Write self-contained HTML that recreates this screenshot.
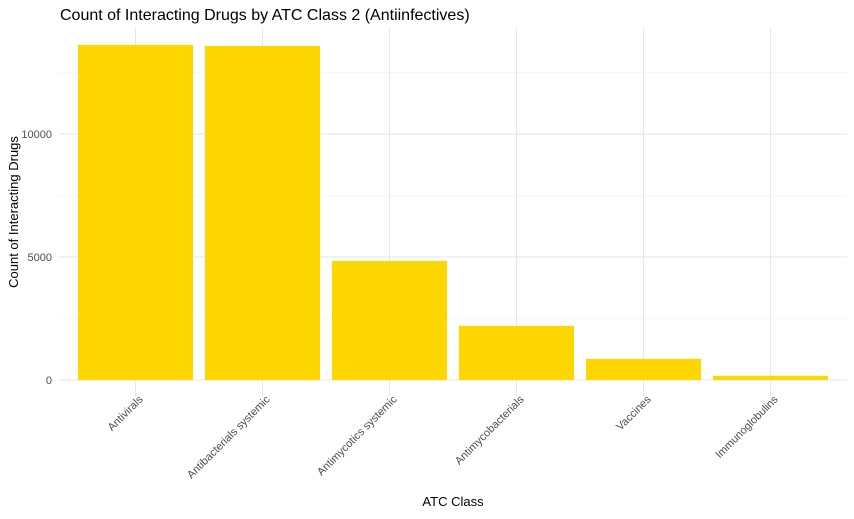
<!DOCTYPE html>
<html><head><meta charset="utf-8"><style>body{margin:0;background:#fff}text{font-family:"Liberation Sans",sans-serif}</style></head>
<body>
<svg id="chart" width="854" height="514">
<text x="60" y="20" font-size="16" fill="#000">Count of Interacting Drugs by ATC Class 2 (Antiinfectives)</text>
<g id="grid"></g><g id="bars"></g><g id="axes"></g>
<text x="453" y="506" font-size="13" text-anchor="middle" fill="#000">ATC Class</text>
<text transform="translate(18,212) rotate(-90)" font-size="13" text-anchor="middle" fill="#000">Count of Interacting Drugs</text>
</svg>
<script>
const categories=["Antivirals","Antibacterials systemic","Antimycotics systemic","Antimycobacterials","Vaccines","Immunoglobulins"];
const values=[13620,13580,4840,2200,860,170];
const yTicks=[0,5000,10000];
const yMinor=[2500,7500,12500];
const ns="http://www.w3.org/2000/svg";
const y0=380,pxPer=123/5000,left=59.3,band=127;
const y=v=>y0-v*pxPer;
const xc=i=>left+band*(0.6+i);
const g=document.getElementById('grid'),b=document.getElementById('bars'),a=document.getElementById('axes');
function mk(p,t,at){const e=document.createElementNS(ns,t);for(const k in at)e.setAttribute(k,at[k]);p.appendChild(e);return e;}
yMinor.forEach(v=>{const l=mk(g,'line',{x1:59,x2:847,y1:y(v),y2:y(v),stroke:'#f0f0f0','stroke-width':0.6});

});
yTicks.forEach(v=>{const l=mk(g,'line',{x1:59,x2:847,y1:y(v),y2:y(v),stroke:'#e6e6e6','stroke-width':1});


const t=mk(a,'text',{x:52,y:y(v)+4,'font-size':11,'text-anchor':'end',fill:'#4d4d4d'});t.textContent=v;

});
categories.forEach((c,i)=>{const x=xc(i);
const l=mk(g,'line',{x1:x,x2:x,y1:28,y2:396,stroke:'#e6e6e6','stroke-width':1});


const r=mk(b,'rect',{x:x-57.5,y:y(values[i]),width:115,height:values[i]*pxPer,fill:'#FFD700'});


const t=mk(a,'text',{transform:`translate(${x+8},${400}) rotate(-45)`,'font-size':11,'text-anchor':'end',fill:'#4d4d4d'});t.textContent=c;

});
</script>
</body></html>
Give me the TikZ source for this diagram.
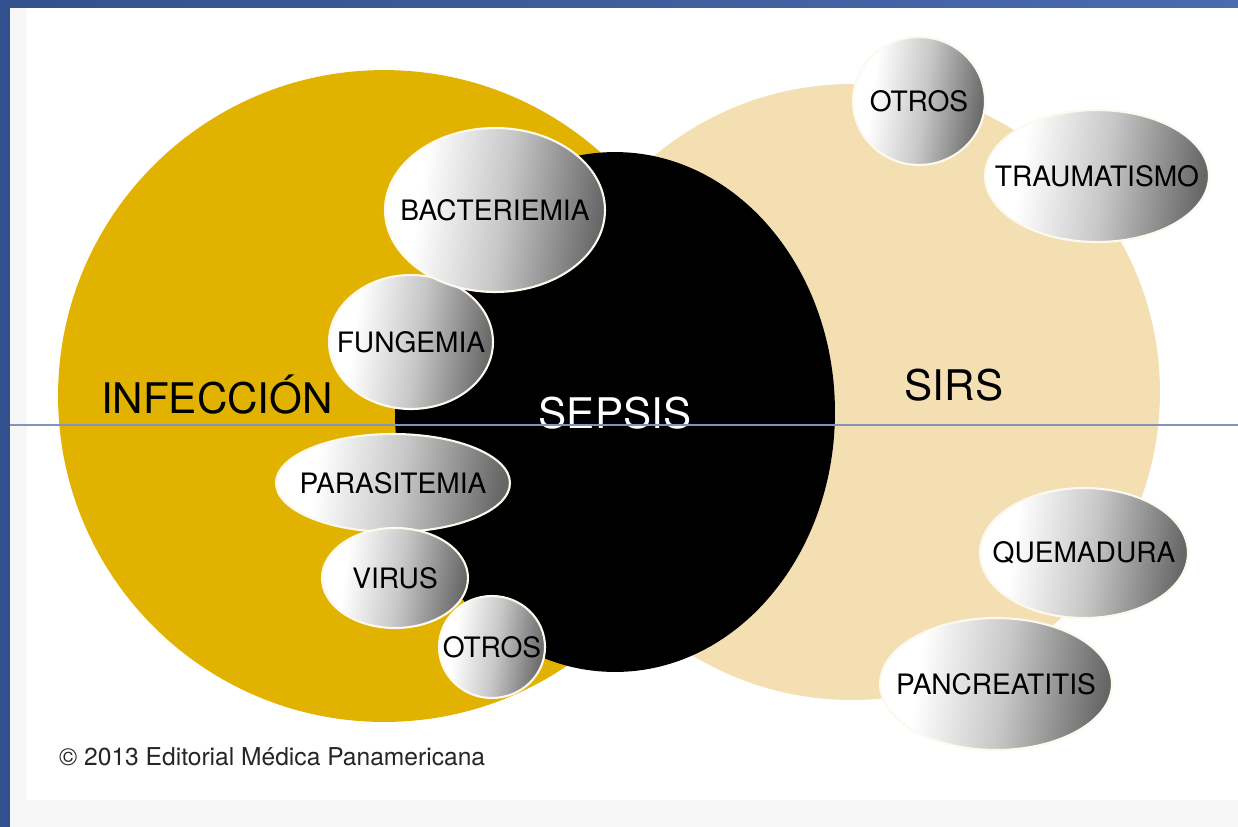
\documentclass[tikz,border=0pt]{standalone}
\usepackage{fontspec}
\setmainfont{TeX Gyre Heros}
\usepackage{tikz}
\usetikzlibrary{positioning,shapes.geometric}
\definecolor{coro}{HTML}{E1B300}
\definecolor{cbeige}{HTML}{F3DFB1}
\definecolor{cazulA}{HTML}{33508E}
\definecolor{cazulB}{HTML}{4A6BAD}
\definecolor{clinea}{HTML}{8494B8}
\definecolor{cfondo}{HTML}{F7F7F7}
\pgfdeclarehorizontalshading{bola}{100bp}{color(0bp)=(white); color(32bp)=(white);
  color(52bp)=(black!22); color(75bp)=(black!60); color(100bp)=(black!60)}
\tikzset{
  circulo/.style={circle, inner sep=0pt},
  burbuja/.style={ellipse, inner sep=0pt, shading=bola, shading angle=-8,
    draw=white!80!cbeige, line width=1.2pt},
  etq/.style={font=\fontsize{16}{16}\selectfont, text=black},
  grande/.style={font=\fontsize{24}{24}\selectfont, anchor=base},
}

\begin{document}
\begin{tikzpicture}[x=0.02cm, y=-0.02cm]
  \useasboundingbox (0,0) rectangle (1238,826);
  % fondo de la diapositiva
  \shade[left color=cazulA, right color=cazulB] (-5,-5) rectangle (1245,831);
  \fill[cfondo] (10,8) rectangle (1245,831);
  \fill[white] (27,8) rectangle (1245,800);

  \node[circulo, fill=cbeige, minimum size=12.32cm] (sirs) at (852,392) {};
  \node[circulo, fill=coro, minimum size=13.04cm] (infeccion) at (384,396) {};
  \node[ellipse, inner sep=0pt, fill=black, minimum width=8.8cm, minimum height=10.4cm] (sepsis) at (615,412) {};

  \node[grande] (tinf) at (217,413) {INFECCIÓN};
  \node[grande, text=white] (tsep) at (615,428) {SEPSIS};
  \node[grande] (tsirs) at (954,400) {SIRS};

  % causas de infeccion
  \node[burbuja, minimum width=3.28cm, minimum height=2.68cm] (fung) at (411,342) {};
  \node[burbuja, minimum width=4.4cm, minimum height=3.28cm] (bact) at (495,210) {};
  \node[burbuja, minimum width=4.68cm, minimum height=1.96cm] (para) at (393,483) {};
  \node[burbuja, minimum width=2.92cm, minimum height=2.0cm] (virus) at (395,578) {};
  \node[burbuja, minimum width=2.12cm, minimum height=2.04cm] (otrosI) at (492,647) {};
  \node[etq] (tbact) at (bact) {BACTERIEMIA};
  \node[etq] (tfung) at (fung) {FUNGEMIA};
  \node[etq] (tpara) at (para) {PARASITEMIA};
  \node[etq] (tvirus) at (virus) {VIRUS};
  \node[etq] (totrosI) at (otrosI) {OTROS};

  % causas de SIRS
  \node[burbuja, minimum width=2.64cm, minimum height=2.56cm] (otrosS) at (919,101) {};
  \node[burbuja, minimum width=4.48cm, minimum height=2.64cm] (trauma) at (1097,176) {};
  \node[burbuja, minimum width=4.16cm, minimum height=2.6cm] (quem) at (1084,553) {};
  \node[burbuja, minimum width=4.64cm, minimum height=2.64cm] (pancr) at (996,684) {};
  \node[etq] (totrosS) at (otrosS) {OTROS};
  \node[etq] (ttrauma) at (trauma) {TRAUMATISMO};
  \node[etq] (tquem) at (quem) {QUEMADURA};
  \node[etq] (tpancr) at (pancr) {PANCREATITIS};

  \node[anchor=base west, font=\fontsize{14}{14}\selectfont, text=black!85] (copy) at (53,765)
    {© 2013 Editorial Médica Panamericana};

  \coordinate (lineaA) at (10,425);
  \coordinate (lineaB) at (1245,425);
  \draw[clinea, line width=0.6pt] (lineaA) -- (lineaB);
\end{tikzpicture}
\end{document}
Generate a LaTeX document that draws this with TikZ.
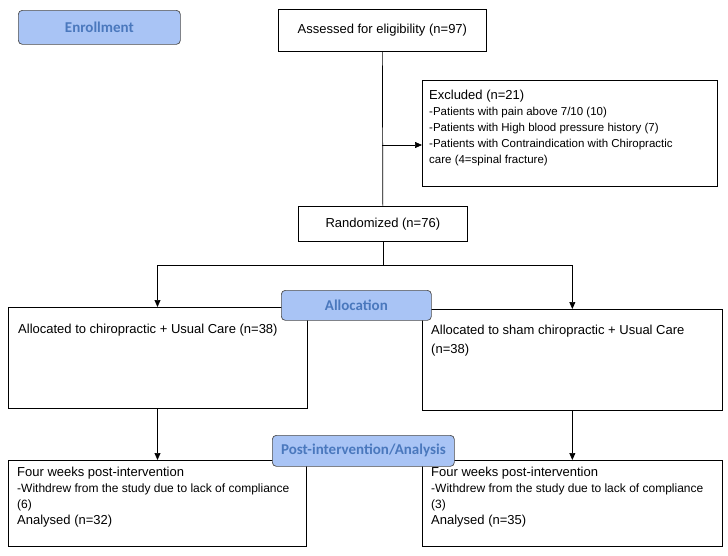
· · · · · · ·
YOUR TASK
From the material above, copy everything exactly but the pictures.

SOLUTION FOR THIS PROBLEM
Write self-contained HTML that recreates this screenshot.
<!DOCTYPE html>
<html><head><meta charset="utf-8"><style>body{margin:0;background:#fff}text{font-family:"Liberation Sans",sans-serif}</style></head>
<body>
<svg id="chart" width="854" height="514">
<text x="60" y="20" font-size="16" fill="#000">Count of Interacting Drugs by ATC Class 2 (Antiinfectives)</text>
<g id="grid"></g><g id="bars"></g><g id="axes"></g>
<text x="453" y="506" font-size="13" text-anchor="middle" fill="#000">ATC Class</text>
<text transform="translate(18,212) rotate(-90)" font-size="13" text-anchor="middle" fill="#000">Count of Interacting Drugs</text>
</svg>
<script>
const categories=["Antivirals","Antibacterials systemic","Antimycotics systemic","Antimycobacterials","Vaccines","Immunoglobulins"];
const values=[13620,13580,4840,2200,860,170];
const yTicks=[0,5000,10000];
const yMinor=[2500,7500,12500];
const ns="http://www.w3.org/2000/svg";
const y0=380,pxPer=123/5000,left=59.3,band=127;
const y=v=>y0-v*pxPer;
const xc=i=>left+band*(0.6+i);
const g=document.getElementById('grid'),b=document.getElementById('bars'),a=document.getElementById('axes');
function mk(p,t,at){const e=document.createElementNS(ns,t);for(const k in at)e.setAttribute(k,at[k]);p.appendChild(e);return e;}
yMinor.forEach(v=>{const l=mk(g,'line',{x1:59,x2:847,y1:y(v),y2:y(v),stroke:'#f0f0f0','stroke-width':0.6});

});
yTicks.forEach(v=>{const l=mk(g,'line',{x1:59,x2:847,y1:y(v),y2:y(v),stroke:'#e6e6e6','stroke-width':1});


const t=mk(a,'text',{x:52,y:y(v)+4,'font-size':11,'text-anchor':'end',fill:'#4d4d4d'});t.textContent=v;

});
categories.forEach((c,i)=>{const x=xc(i);
const l=mk(g,'line',{x1:x,x2:x,y1:28,y2:396,stroke:'#e6e6e6','stroke-width':1});


const r=mk(b,'rect',{x:x-57.5,y:y(values[i]),width:115,height:values[i]*pxPer,fill:'#FFD700'});


const t=mk(a,'text',{transform:`translate(${x+8},${400}) rotate(-45)`,'font-size':11,'text-anchor':'end',fill:'#4d4d4d'});t.textContent=c;

});
</script>
</body></html>
Give me the TikZ source for this diagram.
\documentclass[tikz,border=0pt]{standalone}
\usepackage{fontspec}
\setmainfont{TeX Gyre Heros}
\usepackage{tikz}
\usetikzlibrary{positioning,shapes.geometric}
\definecolor{coro}{HTML}{E1B300}
\definecolor{cbeige}{HTML}{F3DFB1}
\definecolor{cazulA}{HTML}{33508E}
\definecolor{cazulB}{HTML}{4A6BAD}
\definecolor{clinea}{HTML}{8494B8}
\definecolor{cfondo}{HTML}{F7F7F7}
\pgfdeclarehorizontalshading{bola}{100bp}{color(0bp)=(white); color(32bp)=(white);
  color(52bp)=(black!22); color(75bp)=(black!60); color(100bp)=(black!60)}
\tikzset{
  circulo/.style={circle, inner sep=0pt},
  burbuja/.style={ellipse, inner sep=0pt, shading=bola, shading angle=-8,
    draw=white!80!cbeige, line width=1.2pt},
  etq/.style={font=\fontsize{16}{16}\selectfont, text=black},
  grande/.style={font=\fontsize{24}{24}\selectfont, anchor=base},
}

\begin{document}
\begin{tikzpicture}[x=0.02cm, y=-0.02cm]
  \useasboundingbox (0,0) rectangle (1238,826);
  % fondo de la diapositiva
  \shade[left color=cazulA, right color=cazulB] (-5,-5) rectangle (1245,831);
  \fill[cfondo] (10,8) rectangle (1245,831);
  \fill[white] (27,8) rectangle (1245,800);

  \node[circulo, fill=cbeige, minimum size=12.32cm] (sirs) at (852,392) {};
  \node[circulo, fill=coro, minimum size=13.04cm] (infeccion) at (384,396) {};
  \node[ellipse, inner sep=0pt, fill=black, minimum width=8.8cm, minimum height=10.4cm] (sepsis) at (615,412) {};

  \node[grande] (tinf) at (217,413) {INFECCIÓN};
  \node[grande, text=white] (tsep) at (615,428) {SEPSIS};
  \node[grande] (tsirs) at (954,400) {SIRS};

  % causas de infeccion
  \node[burbuja, minimum width=3.28cm, minimum height=2.68cm] (fung) at (411,342) {};
  \node[burbuja, minimum width=4.4cm, minimum height=3.28cm] (bact) at (495,210) {};
  \node[burbuja, minimum width=4.68cm, minimum height=1.96cm] (para) at (393,483) {};
  \node[burbuja, minimum width=2.92cm, minimum height=2.0cm] (virus) at (395,578) {};
  \node[burbuja, minimum width=2.12cm, minimum height=2.04cm] (otrosI) at (492,647) {};
  \node[etq] (tbact) at (bact) {BACTERIEMIA};
  \node[etq] (tfung) at (fung) {FUNGEMIA};
  \node[etq] (tpara) at (para) {PARASITEMIA};
  \node[etq] (tvirus) at (virus) {VIRUS};
  \node[etq] (totrosI) at (otrosI) {OTROS};

  % causas de SIRS
  \node[burbuja, minimum width=2.64cm, minimum height=2.56cm] (otrosS) at (919,101) {};
  \node[burbuja, minimum width=4.48cm, minimum height=2.64cm] (trauma) at (1097,176) {};
  \node[burbuja, minimum width=4.16cm, minimum height=2.6cm] (quem) at (1084,553) {};
  \node[burbuja, minimum width=4.64cm, minimum height=2.64cm] (pancr) at (996,684) {};
  \node[etq] (totrosS) at (otrosS) {OTROS};
  \node[etq] (ttrauma) at (trauma) {TRAUMATISMO};
  \node[etq] (tquem) at (quem) {QUEMADURA};
  \node[etq] (tpancr) at (pancr) {PANCREATITIS};

  \node[anchor=base west, font=\fontsize{14}{14}\selectfont, text=black!85] (copy) at (53,765)
    {© 2013 Editorial Médica Panamericana};

  \coordinate (lineaA) at (10,425);
  \coordinate (lineaB) at (1245,425);
  \draw[clinea, line width=0.6pt] (lineaA) -- (lineaB);
\end{tikzpicture}
\end{document}
Generate a LaTeX document that draws this with TikZ.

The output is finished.